Stuff left on the steps eventually turns invisible
It’s Valentine’s Day and you forgot again, didn’t you? She was expecting candy or flowers or a card or at least something. Boy, are you in trouble!
Here’s some advice from your ol’ Uncle Burtie — tell her you left it right there on the steps. Of course, you’ll want to actually slip something on the stairs first.
If you tell her it’s been right there in plain sight on the stairs for months, she’ll be forced to believe you, because nobody ever sees anything that was left on the steps.
(Do not try this with flowers — fresh posies are a dead giveaway, by which I mean you’re dead.)
Steps are perhaps nature’s greatest master of disguise. Chameleons can only change colors, and their range is limited. The octopus not only changes colors, but textures as well.
But stuff left on the steps simply turns invisible. Stairs to the family are like refrigerators to husbands — nobody sees anything. No matter how many people run up the steps, not a single person will scoop up the item and take it upstairs where it belongs.
Instead, the upstairs denizens will bellow from their rooms, “Where are my shoes?” “Who hid my hairbrush?” and “Someone stole Fluffy!”
At which point, someone downstairs, usually a mother who has had it up to here, will snap, “It’s on the stairs! You clomped right by it 100 times. Pick up your stuff and put it away!”
I don’t know who invented the put-it-on-the-steps-for-the-next-person-to-take-upstairs method of housekeeping. It’s never worked. But some domicile dwellers keep trying.
Most American households are loaded with invisible stuff on the steps at least two-thirds of the way up the stairs.
The most common of these is laundry. If you are a guest in someone’s home and can’t find a towel in the upstairs bathroom, there’s a pile of them neatly folded on the stairs. Feel around until you find them.
While you’re grabbing the towels, be kind — take the row of washcloths on the next step with you. For decorum’s sake, you probably ought to ignore the socks and underwear on four or five of the other steps.
It’s not polite to go through your host’s dresser drawers, even if you are putting invisible laundry away where it can be seen.
A friend of mine creates beautiful place settings on a gorgeous antique table in her dining room. No matter when I pop in, there’s nothing on the table except a fancy tablecloth, elegant plates and silverware, and seasonal decorations.
It’s scary. At any other home I’ve ever visited, the table is a magnetic force that draws any random object within 50 feet to fill any available space. A typical household staircase boasts 12 to 15 steps. That’s 12 to 15 flat surfaces that nature itself says must be filled.
Anyone in the household who has stuff that needs to go upstairs but feels too lazy to climb those 12 to 15 steps drops it onto the black hole that is disguised as innocent, ordinary steps.
In households where I have lived, next-trip-up debris crammed to the right side of the stairs eventually spread two-thirds or more of the way up the stairs.

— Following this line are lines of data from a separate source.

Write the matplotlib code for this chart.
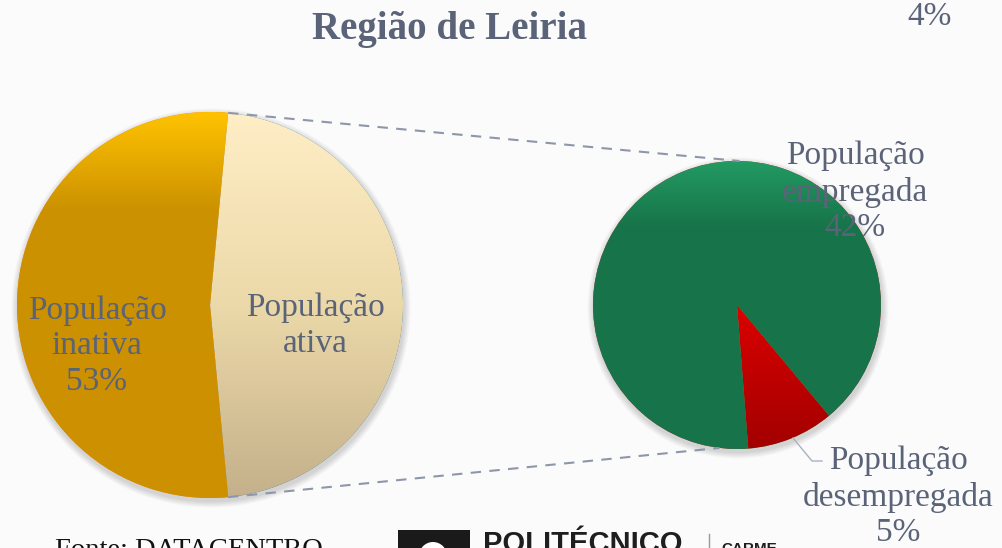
"""Pie-of-pie chart: population activity in the Leiria region."""

import matplotlib.pyplot as plt
import numpy as np
from matplotlib.colors import LinearSegmentedColormap
from matplotlib.patches import Circle, Rectangle

# data (% of total population)
main_labels = ["População\nativa", "População\ninativa"]
main_values = [47.0, 53.0]
sub_labels = ["População\ndesempregada", "População\nempregada"]
sub_values = [4.6, 42.4]

TITLE = "Região de Leiria"
SOURCE = "Fonte: DATACENTRO"

W, H = 1003, 548
BG = "#fbfbfb"
TXT = "#5a6378"

LEFT_C, LEFT_R = (210, 243), 193
RIGHT_C, RIGHT_R = (737, 243), 144

fig = plt.figure(figsize=(W / 100, H / 100), dpi=100, facecolor=BG)
ax = fig.add_axes([0, 0, 1, 1])
ax.set_facecolor(BG)


def shadow(cx, cy, r):
    for i in range(8):
        ax.add_patch(Circle((cx + 1, cy - 3), r + 1 + i * 0.8, color="k",
                            alpha=0.018, lw=0, zorder=1))


def gradient_fill(wedge, stops, cx, cy, r):
    cmap = LinearSegmentedColormap.from_list("g", stops)
    grad = np.linspace(0, 1, 256).reshape(-1, 1)
    im = ax.imshow(grad, cmap=cmap, extent=(cx - r, cx + r, cy - r, cy + r),
                   origin="upper", aspect="auto", zorder=3)
    im.set_clip_path(wedge)


shadow(*LEFT_C, LEFT_R)
shadow(*RIGHT_C, RIGHT_R)

# left pie
start_left = -180 * main_values[0] / 100
wl, _ = ax.pie(main_values, center=LEFT_C, radius=LEFT_R,
               startangle=start_left, counterclock=True,
               wedgeprops=dict(lw=0, zorder=2))
gradient_fill(wl[0], [(0, "#ffeec6"), (0.5, "#ecd9a9"), (1, "#c4b08a")], *LEFT_C, LEFT_R)
gradient_fill(wl[1], [(0, "#ffc200"), (0.25, "#cc9200"), (1, "#cc9000")], *LEFT_C, LEFT_R)

# right pie
wr, _ = ax.pie(sub_values, center=RIGHT_C, radius=RIGHT_R,
               startangle=-85.5, counterclock=True,
               wedgeprops=dict(lw=0, zorder=2))
gradient_fill(wr[0], [(0, "#ff1010"), (0.5, "#dc0000"), (1, "#a20000")], *RIGHT_C, RIGHT_R)
gradient_fill(wr[1], [(0, "#229a62"), (0.22, "#18754a"), (1, "#17744a")], *RIGHT_C, RIGHT_R)

# connector lines between the pies
half = np.deg2rad(180 * main_values[0] / 100)
for sgn, ang in [(1, 89.0), (-1, -97.0)]:
    x0 = LEFT_C[0] + LEFT_R * np.cos(half)
    y0 = LEFT_C[1] + sgn * LEFT_R * np.sin(half)
    x1 = RIGHT_C[0] + RIGHT_R * np.cos(np.deg2rad(ang))
    y1 = RIGHT_C[1] + RIGHT_R * np.sin(np.deg2rad(ang))
    ax.plot([x0, x1], [y0, y1], color="#8e96aa", lw=1.5, dashes=(5, 4), zorder=4)

# labels
lab_font = dict(family="Liberation Serif", fontsize=24, color=TXT,
                ha="center", va="center", linespacing=1.22, zorder=6)
ax.text(97, H - 346, f"{main_labels[1]}\n{main_values[1]:.0f}%", **lab_font)
ax.text(315, H - 326, main_labels[0], **lab_font)
ax.text(855, H - 192, f"{sub_labels[1]}\n{sub_values[1]:.0f}%", **lab_font)
ax.text(898, H - 497, f"{sub_labels[0]}\n{sub_values[0]:.0f}%", **lab_font)
ax.text(930, H - 25, "4%", family="Liberation Serif", fontsize=24, color=TXT,
        ha="center", va="baseline")
ax.plot([793, 812, 822], [H - 438, H - 461, H - 461], color="#a9b1c2", lw=1, zorder=4)

ax.text(450, H - 29, TITLE, family="Liberation Serif", fontweight="bold",
        fontsize=28, color=TXT, ha="center", va="center")

# footer
ax.text(55, -9, SOURCE, family="Liberation Serif", fontsize=20.5, color="#111111",
        ha="left", va="baseline", clip_on=False)
ax.add_patch(Rectangle((398, -20), 72, 38, color="#1a1a1a", lw=0, zorder=5))
ax.add_patch(Circle((433, -8), 14, color="white", lw=0, zorder=6))
ax.text(483, -4, "POLITÉCNICO", family="Liberation Sans",
        fontweight="bold", fontsize=21, color="#1e1e1e", ha="left", va="baseline")
ax.plot([709, 709], [0, 14], color="#999999", lw=1)
ax.text(721, -5, "CARME", family="Liberation Sans",
        fontweight="bold", fontsize=11, color="#1e1e1e", ha="left", va="baseline")

ax.set_xlim(0, W)
ax.set_ylim(0, H)
ax.set_aspect("equal")
ax.axis("off")

fig.savefig("out.png", dpi=100, facecolor=BG)
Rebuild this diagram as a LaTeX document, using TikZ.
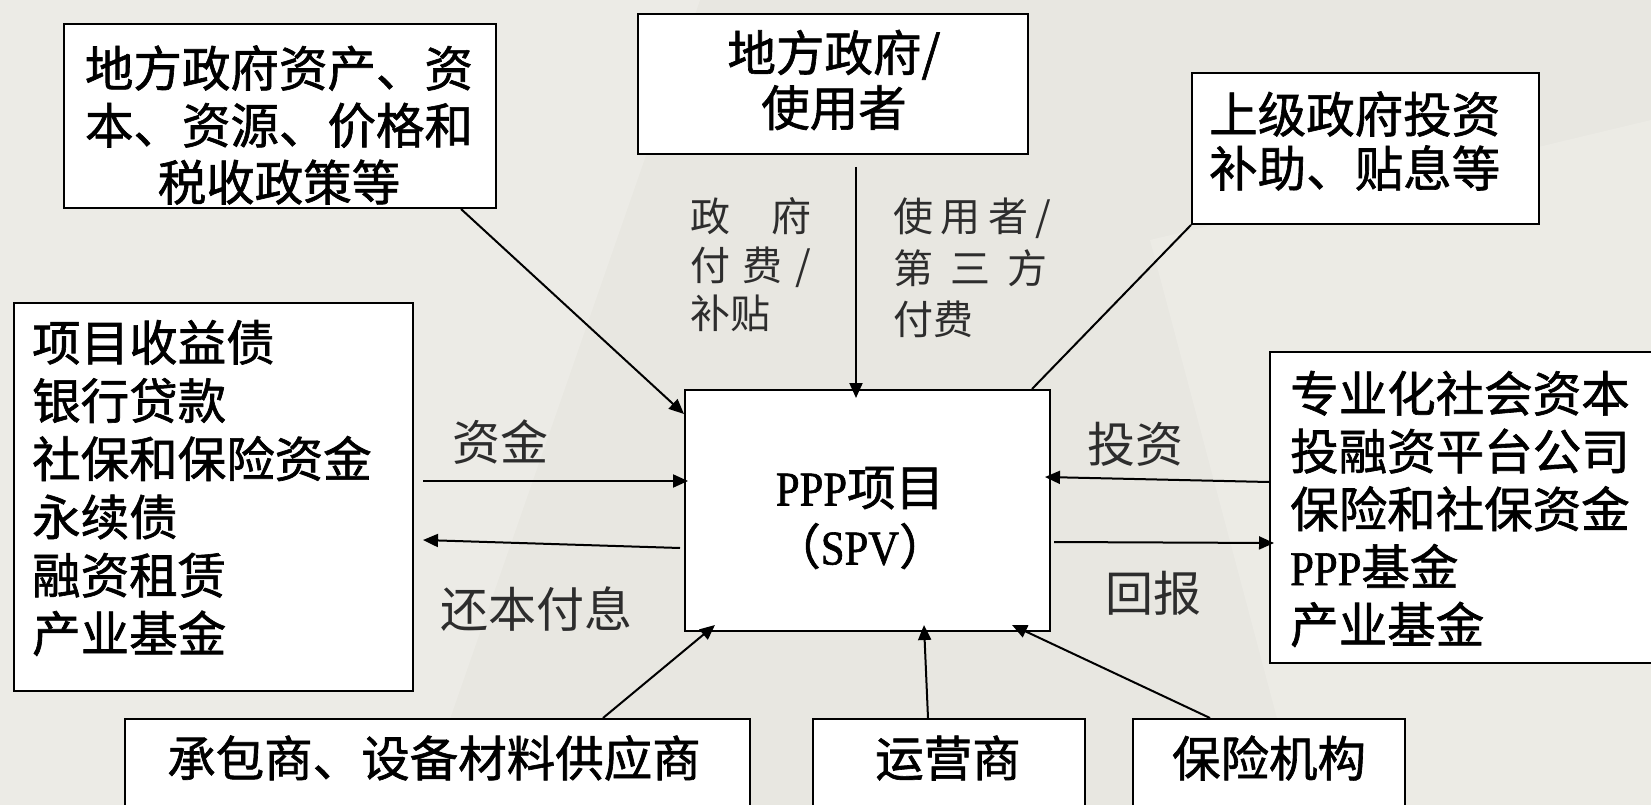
\documentclass[tikz,border=0pt]{standalone}
\usepackage{fontspec}
\setmainfont{Noto Sans CJK SC}
\newfontfamily\bx[FakeBold=1.3]{Noto Sans CJK SC}
\newfontfamily\lat[FakeStretch=0.88,FakeBold=1.3]{Liberation Serif}
\usetikzlibrary{arrows.meta,calc}
\definecolor{bg}{RGB}{232,231,225}
\definecolor{bglight}{RGB}{240,239,234}
\definecolor{lbl}{RGB}{45,45,45}
\tikzset{
  box/.style={draw=black, line width=2pt, fill=white, rectangle, inner sep=0pt, anchor=north west},
  big/.style={font=\bx\fontsize{48.5}{57}\selectfont, inner sep=0pt, text=black},
  lab/.style={font=\fontsize{48}{50}\selectfont, inner sep=0pt, text=lbl},
  vlab/.style={inner sep=0pt, text=lbl, anchor=west, align=left},
  conn/.style={line width=2pt, draw=black},
  arr/.style={conn, -{Triangle[length=15pt,width=13pt]}},
}
\begin{document}
\begin{tikzpicture}[x=1pt,y=-1pt]
\useasboundingbox (0,0) rectangle (1651,805);
\clip (0,0) rectangle (1651,805);
\fill[bg] (0,0) rectangle (1651,805);
\fill[bglight, opacity=0.6] (0,0) -- (700,0) -- (420,805) -- (0,805) -- cycle;
\fill[bglight, opacity=0.5] (1150,240) -- (1651,120) -- (1651,805) -- (1300,805) -- cycle;

% boxes
\node[box, minimum width=432pt, minimum height=184pt] (b1) at (63,23) {};
\node[box, minimum width=390pt, minimum height=140pt] (b2) at (637,13) {};
\node[box, minimum width=347pt, minimum height=151pt] (b3) at (1191,72) {};
\node[box, minimum width=399pt, minimum height=388pt] (b4) at (13,302) {};
\node[box, minimum width=365pt, minimum height=241pt] (ppp) at (684,389) {};
\node[box, minimum width=401pt, minimum height=311pt] (b6) at (1269,351) {};
\node[box, minimum width=625pt, minimum height=120pt] (b7) at (124,718) {};
\node[box, minimum width=272pt, minimum height=120pt] (b8) at (812,718) {};
\node[box, minimum width=272pt, minimum height=120pt] (b9) at (1132,718) {};

% box texts
\node[big, align=center] (t1) at (279,125) {地方政府资产、资\\本、资源、价格和\\税收政策等};
\node[big, align=center, font=\bx\fontsize{48.5}{55}\selectfont] (t2) at (834,80) {地方政府/\\使用者};
\node[big, align=left, anchor=west, font=\bx\fontsize{48.5}{54}\selectfont] (t3) at (1209,141) {上级政府投资\\补助、贴息等};
\node[big, align=left, anchor=west, font=\bx\fontsize{48.5}{58.2}\selectfont] (t4) at (32,488) {项目收益债\\银行贷款\\社保和保险资金\\永续债\\融资租赁\\产业基金};
\node[big, align=center, font=\bx\fontsize{48.5}{59}\selectfont] (t5) at (860,518) {{\lat PPP}项目\\（{\lat SPV}）};
\node[big, align=left, anchor=west, font=\bx\fontsize{48.5}{57.8}\selectfont] (t6) at (1290,509) {专业化社会资本\\投融资平台公司\\保险和社保资金\\{\lat PPP}基金\\产业基金};
\node[big] (t7) at (434,758) {承包商、设备材料供应商};
\node[big] (t8) at (948,758) {运营商};
\node[big] (t9) at (1269,758) {保险机构};

% labels
\node[vlab, font=\fontsize{40}{48.5}\selectfont] (g1) at (690,265) {\makebox[121pt][s]{政\hfill 府}\\\makebox[121pt][s]{付\hfill 费\hfill /}\\\makebox[121pt][l]{补贴}};
\node[vlab, font=\fontsize{40}{51.5}\selectfont] (g2) at (893,268) {\makebox[158pt][s]{使\hfill 用\hfill 者\hfill /}\\\makebox[158pt][l]{\makebox[154pt][s]{第\hfill 三\hfill 方}}\\\makebox[158pt][l]{付费}};
\node[lab] (l1) at (500,442) {资金};
\node[lab] (l2) at (536,609) {还本付息};
\node[lab] (l3) at (1135,444) {投资};
\node[lab] (l4) at (1153,593) {回报};

% connectors
\draw[arr] ($(b1.south west)+(398,0)$) -- ($(ppp.north west)+(0,25)$);
\draw[arr] ($(b2.south west)+(219,12)$) -- ($(ppp.north west)+(172,9)$);
\draw[conn] (b3.south west) -- ($(ppp.north east)+(-19,0)$);
\draw[arr] ($(b4.north east)+(9,179)$) -- ($(ppp.north west)+(4,92)$);
\draw[arr] ($(ppp.north west)+(-4,159)$) -- ($(b4.north east)+(9,238)$);
\draw[arr] ($(b6.north west)+(0,131)$) -- ($(ppp.north east)+(-6,88)$);
\draw[arr] ($(ppp.north east)+(3,153)$) -- ($(b6.north west)+(5,192)$);
\draw[arr] ($(b7.north west)+(479,0)$) -- ($(ppp.south west)+(31,-7)$);
\draw[arr] ($(b8.north west)+(116,0)$) -- ($(ppp.south west)+(240,-7)$);
\draw[arr] ($(b9.north west)+(78,0)$) -- ($(ppp.south west)+(328,-7)$);
\end{tikzpicture}
\end{document}
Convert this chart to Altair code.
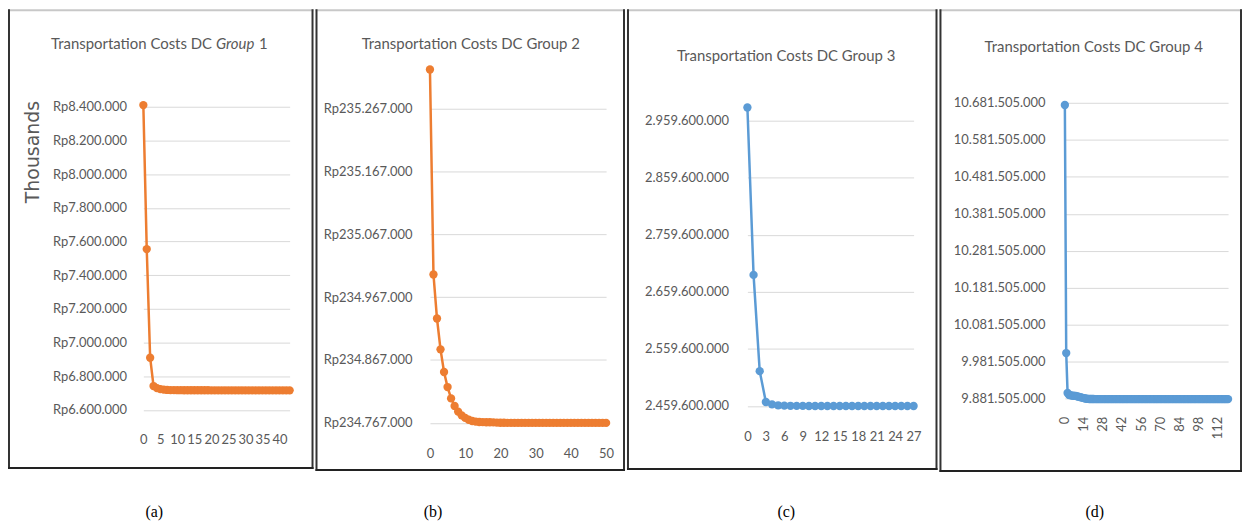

Stepping past piles going up the stairs isn’t bad. The greater danger is coming downstairs — which can happen six times faster than intended, especially in these modern times when people glue their noses to electronic screens instead of watching where they step.
Later, in the emergency room, the doctor reviews the paramedic’s notes: “Patient descending stairs slipped on folded bath towels, a sneaker and a Slinky. Sling not applied to fractured arm as the Slinky already fulfilling the role. Patient will require extrication from Slinky.”
The patient shakes his head, which dislodges a Lego from his ear. “I could swear that there was nothing on the steps. I didn’t see a thing.”
Of course not. Stuff left on steps turns invisible.
So tell your sweetie that you left her Valentine’s Day gift on the steps where she would see it.
Or, if you’re that rare woman who forgot, tell your husband you left his box of chocolates in the refrigerator right next to his beverage of choice so he’d be sure to see it. You know and he knows that he wouldn’t have even if it had actually been there.
Or just stick with the steps, because no one ever sees anything left on the steps.